«Мы, в сущности, почти ничего не знаем о том, как выглядел неандерталец, но все ... дает основание предполагать, что он был покрыт густой шерстью, уродлив с виду или даже омерзителен в своем непривычном для нас облике, с покатым и низким лбом, густыми бровями, обезьяньей шеей и коренастой фигурой». Эти слова из книги Герберта Уэллса «Очерк истории», написанные еще в начале двадцатого века и приобретшие широкую известность благодаря другому классику английской литературы, Уильяму Голдингу, использовавшему их в качестве эпиграфа к своему роману «Наследники», видимо, и сегодня, в начале века двадцать первого, мало у кого вызовут возражения. Действительно, у неандертальцев, мягко говоря, неважная репутация среди нынешних обитателей Земли, представляющих их себе обычно этакими гоблинами —уродливыми, грязными, злобными и кровожадными существами, выбиравшимися из своих пещер лишь затем, чтобы кого - нибудь убить и сожрать. То обстоятельство, что никто из наших современников, а также и современников наших бабушек, прабабушек и так далее до бог знает какого колена не встречался с этими существами непосредственно, не сталкивался, так сказать, нос к носу, нисколько не мешает устойчивости отрицательных ассоциаций, возникающих у большинства из нас при слове «неандерталец». Часто это слово используют просто как ругательство, желая указать на невежество или ограниченность умственных способностей того, кого так называют, либо же на невоспитанность человека, отсутствие у него каких бы то ни было моральных устоев.
Традиция такого отношения была заложена уже вскоре после открытия в гроте Фельдгофер. На первых изображениях неандертальцев, принадлежат ли они художникам, полагавшимся в основном на свое воображение, или ученым, старавшимся особо не отрываться от анатомических реалий, перед нами предстают одинаково непривлекательные существа, в облике которых так мало человеческого (рис. 3; 4). Одного взгляда на любой из этих «портретов» достаточно, чтобы пропало всякое желание познакомиться с прототипом лично, а уж о возможности встречи с монстром вроде того, что изображен на рисунке 4, где-нибудь в темном переулке и думать не хочется.

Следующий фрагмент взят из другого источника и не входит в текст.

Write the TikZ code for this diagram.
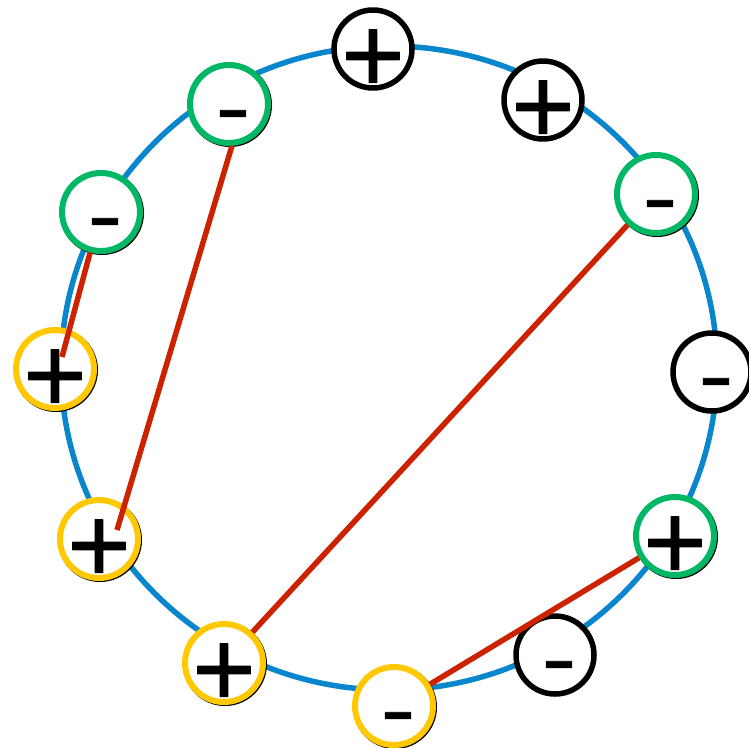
\documentclass[tikz,border=0pt]{standalone}
\usepackage{fontspec}
\usepackage{graphicx}
\usepackage{xcolor}
\usepackage{tikz}
\usetikzlibrary{calc}
\newfontfamily\signfont{Liberation Sans}[FakeBold=1]
\definecolor{ringblue}{HTML}{0A86CC}
\definecolor{ringgreen}{HTML}{00B765}
\definecolor{ringyellow}{HTML}{FFC800}
\definecolor{linkred}{HTML}{CC2200}
\newcommand\chgplus{\smash{\raisebox{-43pt}{+}}}
\newcommand\chgminus{\hspace*{8pt}\smash{\raisebox{-31pt}{\scalebox{0.95}[0.75]{-}}}}

\begin{document}
\begin{tikzpicture}[x=1pt,y=-1pt,line join=round,
  chg/.style={circle,fill=white,draw=black,line width=5.5pt,minimum size=78pt,inner sep=0pt,
    font=\signfont\fontsize{108pt}{108pt}\selectfont},
  grn/.style={chg,draw=ringgreen,line width=6pt,
    preaction={draw=black,line width=6pt,transform canvas={shift={(1pt,-1pt)}}}},
  ylw/.style={chg,draw=ringyellow,line width=6pt,
    preaction={draw=black,line width=6pt,transform canvas={shift={(1pt,-1pt)}}}},
  link/.style={draw=linkred,line width=5.5pt}]
  \useasboundingbox (0,0) rectangle (749,747);
  \draw[ringblue,line width=5.5pt] (389,368) ellipse [x radius=328,y radius=322];
  % charges round the ring
  \node[chg] (C1) at (373,49) {\chgplus};
  \node[chg] (C2) at (543,100) {\chgplus};
  \node[grn] (C3) at (656,194) {\chgminus};
  \node[chg] (C4) at (712,372) {\chgminus};
  \node[grn] (C5) at (675,536) {\chgplus};
  \node[chg] (C6) at (555,655) {\chgminus};
  \node[ylw] (C7) at (394,706) {\chgminus};
  \node[ylw] (C8) at (224,663) {\chgplus};
  \node[ylw] (C9) at (99,539) {\chgplus};
  \node[ylw] (C10) at (55,369) {\chgplus};
  \node[grn] (C11) at (101,212) {\chgminus};
  \node[grn] (C12) at (229,104) {\chgminus};
  % pairings
  \draw[link] (C11) -- ([shift={(7,-12)}]C10.center);
  \draw[link] (C12.-86) -- ([shift={(18,-9)}]C9.center);
  \draw[link] (C3) -- (C8);
  \draw[link] (C5) -- (C7);
\end{tikzpicture}
\end{document}
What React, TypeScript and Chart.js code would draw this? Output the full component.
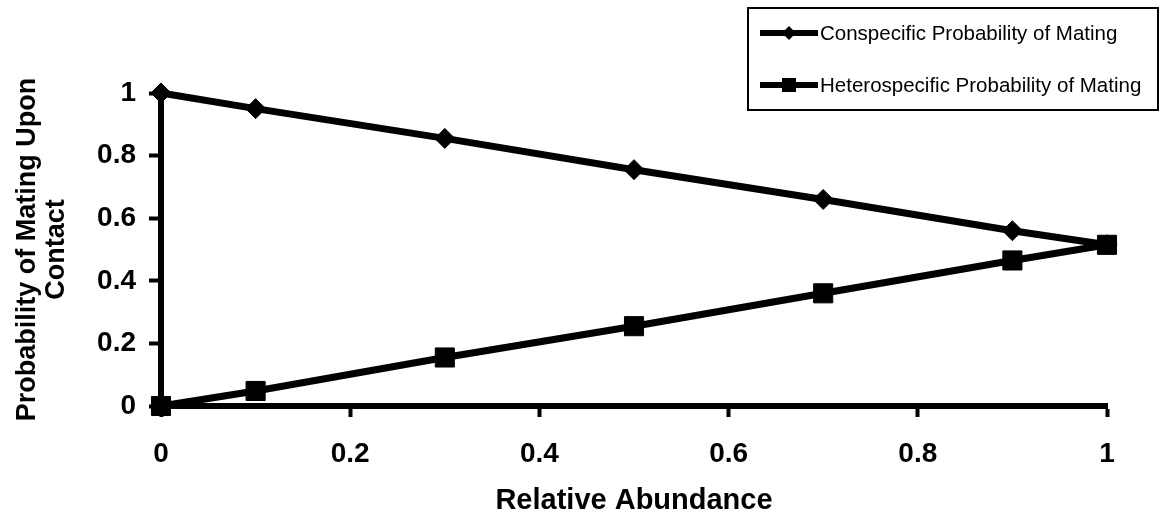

Рис. 3. Согнутые в коленях ноги, сутулая спина, кривая шея: все не как у людей! Набросок фигуры неандертальца из Спи, сделанный бельгийским геологом М. Лоэ вскоре после открытия в этой пещере двух почти целых скелетов (1886 г.) и предвосхищающий ошибки М. Буля (ср. с рис. 4).
Рис. 4. Таким изобразил в 1909 г. обладателя скелета из Ля Шапелль-о-Сен художник Франтишек Купка, рукой которого «водил» французский антрополог Марселин Буль, считавший, что неандертальцы — тупиковая ветвь эволюции.
«Волосатый и страшный, с большим, подобным маске, лицом, массивными надбровьями, и без малейшего намека на лоб, сжимающий огромный камень и двигающийся как бабуин, выдвинув голову вперед, вместо того, чтобы держать ее по-человечески прямо, он, вероятно, вселял при встрече ужас в наших предков», — пугает читателя Уэллс в другом своем «антинеандертальском» произведении — рассказе «Люди-нелюди»[4] (1921). Этот словесный портрет явно списан с рисунка художника Ф. Купки (рис. 4), вдохновителем и консультантом которого был знаменитый французский антрополог М. Буль. В таком же примерно духе большинство людей представляет себе неандертальцев и сейчас. Их образы в художественной литературе и в кинофильмах тоже, как правило, весьма звероподобны.[5]
Тем не менее, если оставить расхожие штампы и обратиться к фактам, то выяснится, что столь часто приписываемая неандертальцам «монструозность» не просто изрядно преувеличена, она — целиком и полностью плод фантазии, вымысел, не имеющий под собой сколько-нибудь серьезных фактических оснований. Это миф, возникший, во-первых, вследствие присущего образованным людям Нового времени (эпохи прогресса, эпохи, не знавшей ни мировых войн, ни теории относительности) взгляда на самих себя как на высшую стадию и цель развития и нежелания делить место на пьедестале эволюции (или творения) с кем-либо еще, а во-вторых, в результате ряда ошибочных выводов об анатомии и поведении неандертальцев, сделанных известными учеными конца XIX — начала XX веков при изучении ископаемых находок. Особенно большую роль в формировании этого мифа сыграл Марселин Буль — классик палеоантропологии, исследователь, заложивший изрядную часть фундамента этой науки и пользовавшийся огромным авторитетом среди коллег во Франции и других странах.